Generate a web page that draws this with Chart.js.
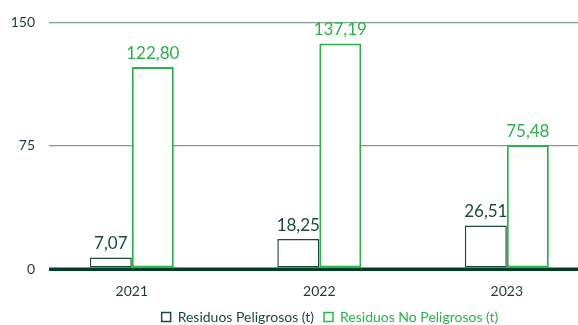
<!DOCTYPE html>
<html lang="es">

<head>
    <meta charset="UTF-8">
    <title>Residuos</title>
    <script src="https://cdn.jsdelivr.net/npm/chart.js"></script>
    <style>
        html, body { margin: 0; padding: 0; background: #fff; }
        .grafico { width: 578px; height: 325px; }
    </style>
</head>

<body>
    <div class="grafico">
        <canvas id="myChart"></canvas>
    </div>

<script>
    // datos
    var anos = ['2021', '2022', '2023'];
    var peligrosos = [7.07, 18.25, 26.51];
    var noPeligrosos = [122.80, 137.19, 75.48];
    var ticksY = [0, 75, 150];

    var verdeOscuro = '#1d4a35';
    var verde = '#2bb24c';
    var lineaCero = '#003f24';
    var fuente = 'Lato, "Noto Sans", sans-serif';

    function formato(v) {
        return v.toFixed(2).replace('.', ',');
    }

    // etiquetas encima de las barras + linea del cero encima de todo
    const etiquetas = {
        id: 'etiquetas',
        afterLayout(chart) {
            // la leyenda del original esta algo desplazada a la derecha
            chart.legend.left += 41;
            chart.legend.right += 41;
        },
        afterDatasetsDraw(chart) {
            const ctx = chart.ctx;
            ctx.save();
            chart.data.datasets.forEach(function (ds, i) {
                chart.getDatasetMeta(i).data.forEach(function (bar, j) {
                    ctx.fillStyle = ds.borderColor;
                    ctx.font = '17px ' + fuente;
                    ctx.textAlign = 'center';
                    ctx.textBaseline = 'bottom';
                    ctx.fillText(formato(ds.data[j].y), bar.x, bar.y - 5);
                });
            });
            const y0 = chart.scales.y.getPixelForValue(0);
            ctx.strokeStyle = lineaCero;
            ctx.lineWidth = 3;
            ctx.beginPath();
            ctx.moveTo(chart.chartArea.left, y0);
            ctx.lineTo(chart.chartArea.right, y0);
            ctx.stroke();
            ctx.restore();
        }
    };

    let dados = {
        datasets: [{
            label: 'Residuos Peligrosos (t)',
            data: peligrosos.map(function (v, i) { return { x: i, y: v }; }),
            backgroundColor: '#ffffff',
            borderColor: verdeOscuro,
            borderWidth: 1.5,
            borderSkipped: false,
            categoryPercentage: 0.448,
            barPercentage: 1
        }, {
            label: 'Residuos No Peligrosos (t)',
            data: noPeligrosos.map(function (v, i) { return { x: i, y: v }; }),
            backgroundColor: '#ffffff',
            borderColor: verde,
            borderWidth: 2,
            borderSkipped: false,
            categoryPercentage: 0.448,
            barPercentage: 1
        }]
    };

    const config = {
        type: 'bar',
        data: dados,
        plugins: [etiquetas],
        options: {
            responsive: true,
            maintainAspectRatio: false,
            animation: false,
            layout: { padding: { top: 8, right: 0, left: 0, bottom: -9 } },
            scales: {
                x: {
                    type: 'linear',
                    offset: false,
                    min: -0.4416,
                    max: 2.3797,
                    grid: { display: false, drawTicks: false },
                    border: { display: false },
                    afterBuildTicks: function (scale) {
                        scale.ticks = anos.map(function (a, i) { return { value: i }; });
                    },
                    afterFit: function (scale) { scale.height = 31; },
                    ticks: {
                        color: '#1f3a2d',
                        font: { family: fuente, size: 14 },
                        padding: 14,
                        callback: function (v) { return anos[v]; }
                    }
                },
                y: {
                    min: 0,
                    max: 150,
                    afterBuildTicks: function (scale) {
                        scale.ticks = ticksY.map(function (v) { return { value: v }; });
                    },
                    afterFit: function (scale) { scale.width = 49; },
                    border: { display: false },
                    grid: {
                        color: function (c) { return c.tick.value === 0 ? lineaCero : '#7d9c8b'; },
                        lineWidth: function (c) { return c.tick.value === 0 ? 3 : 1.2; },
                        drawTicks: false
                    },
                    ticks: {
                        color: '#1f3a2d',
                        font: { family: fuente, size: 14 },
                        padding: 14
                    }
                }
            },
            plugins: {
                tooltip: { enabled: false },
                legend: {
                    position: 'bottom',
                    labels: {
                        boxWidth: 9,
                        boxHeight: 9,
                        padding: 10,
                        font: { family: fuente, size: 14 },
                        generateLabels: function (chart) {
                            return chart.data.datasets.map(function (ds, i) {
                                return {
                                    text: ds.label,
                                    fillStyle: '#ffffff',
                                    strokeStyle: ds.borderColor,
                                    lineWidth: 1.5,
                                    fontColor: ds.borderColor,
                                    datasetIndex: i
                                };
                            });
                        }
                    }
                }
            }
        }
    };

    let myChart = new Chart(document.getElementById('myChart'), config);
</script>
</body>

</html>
------------------------------
Are you able to set down all the lines above exactly, without any pictures?

Generate a web page that draws this with Chart.js.
<!DOCTYPE html>
<html lang="es">

<head>
    <meta charset="UTF-8">
    <title>Residuos</title>
    <script src="https://cdn.jsdelivr.net/npm/chart.js"></script>
    <style>
        html, body { margin: 0; padding: 0; background: #fff; }
        .grafico { width: 578px; height: 325px; }
    </style>
</head>

<body>
    <div class="grafico">
        <canvas id="myChart"></canvas>
    </div>

<script>
    // datos
    var anos = ['2021', '2022', '2023'];
    var peligrosos = [7.07, 18.25, 26.51];
    var noPeligrosos = [122.80, 137.19, 75.48];
    var ticksY = [0, 75, 150];

    var verdeOscuro = '#1d4a35';
    var verde = '#2bb24c';
    var lineaCero = '#003f24';
    var fuente = 'Lato, "Noto Sans", sans-serif';

    function formato(v) {
        return v.toFixed(2).replace('.', ',');
    }

    // etiquetas encima de las barras + linea del cero encima de todo
    const etiquetas = {
        id: 'etiquetas',
        afterLayout(chart) {
            // la leyenda del original esta algo desplazada a la derecha
            chart.legend.left += 41;
            chart.legend.right += 41;
        },
        afterDatasetsDraw(chart) {
            const ctx = chart.ctx;
            ctx.save();
            chart.data.datasets.forEach(function (ds, i) {
                chart.getDatasetMeta(i).data.forEach(function (bar, j) {
                    ctx.fillStyle = ds.borderColor;
                    ctx.font = '17px ' + fuente;
                    ctx.textAlign = 'center';
                    ctx.textBaseline = 'bottom';
                    ctx.fillText(formato(ds.data[j].y), bar.x, bar.y - 5);
                });
            });
            const y0 = chart.scales.y.getPixelForValue(0);
            ctx.strokeStyle = lineaCero;
            ctx.lineWidth = 3;
            ctx.beginPath();
            ctx.moveTo(chart.chartArea.left, y0);
            ctx.lineTo(chart.chartArea.right, y0);
            ctx.stroke();
            ctx.restore();
        }
    };

    let dados = {
        datasets: [{
            label: 'Residuos Peligrosos (t)',
            data: peligrosos.map(function (v, i) { return { x: i, y: v }; }),
            backgroundColor: '#ffffff',
            borderColor: verdeOscuro,
            borderWidth: 1.5,
            borderSkipped: false,
            categoryPercentage: 0.448,
            barPercentage: 1
        }, {
            label: 'Residuos No Peligrosos (t)',
            data: noPeligrosos.map(function (v, i) { return { x: i, y: v }; }),
            backgroundColor: '#ffffff',
            borderColor: verde,
            borderWidth: 2,
            borderSkipped: false,
            categoryPercentage: 0.448,
            barPercentage: 1
        }]
    };

    const config = {
        type: 'bar',
        data: dados,
        plugins: [etiquetas],
        options: {
            responsive: true,
            maintainAspectRatio: false,
            animation: false,
            layout: { padding: { top: 8, right: 0, left: 0, bottom: -9 } },
            scales: {
                x: {
                    type: 'linear',
                    offset: false,
                    min: -0.4416,
                    max: 2.3797,
                    grid: { display: false, drawTicks: false },
                    border: { display: false },
                    afterBuildTicks: function (scale) {
                        scale.ticks = anos.map(function (a, i) { return { value: i }; });
                    },
                    afterFit: function (scale) { scale.height = 31; },
                    ticks: {
                        color: '#1f3a2d',
                        font: { family: fuente, size: 14 },
                        padding: 14,
                        callback: function (v) { return anos[v]; }
                    }
                },
                y: {
                    min: 0,
                    max: 150,
                    afterBuildTicks: function (scale) {
                        scale.ticks = ticksY.map(function (v) { return { value: v }; });
                    },
                    afterFit: function (scale) { scale.width = 49; },
                    border: { display: false },
                    grid: {
                        color: function (c) { return c.tick.value === 0 ? lineaCero : '#7d9c8b'; },
                        lineWidth: function (c) { return c.tick.value === 0 ? 3 : 1.2; },
                        drawTicks: false
                    },
                    ticks: {
                        color: '#1f3a2d',
                        font: { family: fuente, size: 14 },
                        padding: 14
                    }
                }
            },
            plugins: {
                tooltip: { enabled: false },
                legend: {
                    position: 'bottom',
                    labels: {
                        boxWidth: 9,
                        boxHeight: 9,
                        padding: 10,
                        font: { family: fuente, size: 14 },
                        generateLabels: function (chart) {
                            return chart.data.datasets.map(function (ds, i) {
                                return {
                                    text: ds.label,
                                    fillStyle: '#ffffff',
                                    strokeStyle: ds.borderColor,
                                    lineWidth: 1.5,
                                    fontColor: ds.borderColor,
                                    datasetIndex: i
                                };
                            });
                        }
                    }
                }
            }
        }
    };

    let myChart = new Chart(document.getElementById('myChart'), config);
</script>
</body>

</html>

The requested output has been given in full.